Answer: There all examples of a Sucker’s Choice.
A sucker’s choice happens any time we come to a fork in the road, and it seems like there are only two options. The problems seems to be a dichotomy. If we choose one, we forego the other.
Most of the time when we face such a dilemma, if we look a little harder we can find a slew of alternative possibilities.
Our brains have incredible capabilities of induction and reason. We can create new tools to solve abstract and difficult problems. However, our brains are naturally lazy, or at least like to conserve energy.
They don’t like to do any more heavy lifting than is necessary. So before we waste our precious time and energy, first the brain decides if it can easily categorize the situation or dismiss it outright.
The results of such thinking are an ancient bias we might call “all or nothing.” Our primitive minds want to put something cleanly and clearly in one single category so we don’t have to think about it anymore.
This “in or out” categorical thinking makes it seem like we have to make a single choice between two distinct and opposing options. This is the sucker’s choice, and guess who’s the sucker…
Almost nothing is so cut and dry as our brains would like to make it out to be. We want the world to be easily categorizable like hero’s and villains of a Marvel Comic.
The truth is that no one is all good or all bad. We all have vices and virtues. It’s this diversity and nuance that makes existence so delicious and precious in the first place.
There is almost never only two ways to deal with a situation. If you come to a situation where this seems to be the case, then consider the possibility that you might not be working hard enough to find alternatives.
Sometimes we combine two or more solutions to the detriment of them all. This is a compromise. We all give a little, and no one ends up satisfied with the results. It’s worse than a 0 sum game because we all feel like we’ve given more than we’ve received. Everyone leaves feeling “owed”.

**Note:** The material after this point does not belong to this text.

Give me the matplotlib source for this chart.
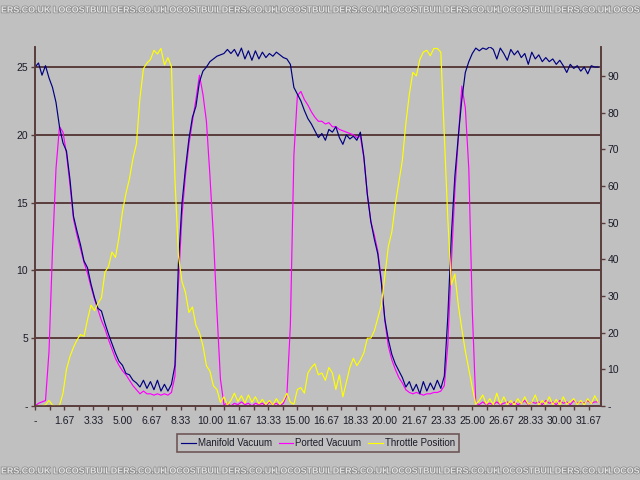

The real trick: Can we find a solution where we all come out ahead? Is there a way for us to combine our forces and all leave feeling like we’ve gained something in this deal?
That is Synthesis. And when we unlock it’s power we can take our lives to the next level. As a good friend of mine, and Tibetan Refugee, once told me, “When we do good things, everybody wins.”
This is an old philosopher’s tool and Hegel even argued that this process is the driving force of spirit moving through history. It’s always evolving, transforming, and leading to new emerging qualities.
The dialectic goes as follows. Someone makes a point: thesis. Someone makes a counterpoint: Antithesis. Then these two points integrate their strengths and reduce their weaknesses: synthesis.
This is what Steven Covey meant when he advised us not to accept a win/lose or a lose/win scenario. Go for the Win/Win.
The best way to put this to use is to simply try to catch yourself whenever it seems like the world has left you with only two options.
Two Lover’s are pursuing you… who should you choose, one or the other?…. Maybe neither of them is right. There are countless “fish in the sea.”
Should you focus on diet or exercise for health?…. Both is stronger than 1: combine and really accelerate your health.
“Should I stay at my old job or take the entrepreneurial leap and start my own business?”…. who said you can’t start your new business on the side while getting started?
The point is this: you always have options. All you need to know is how to look. Don’t be a sucker, find many options and take the best one.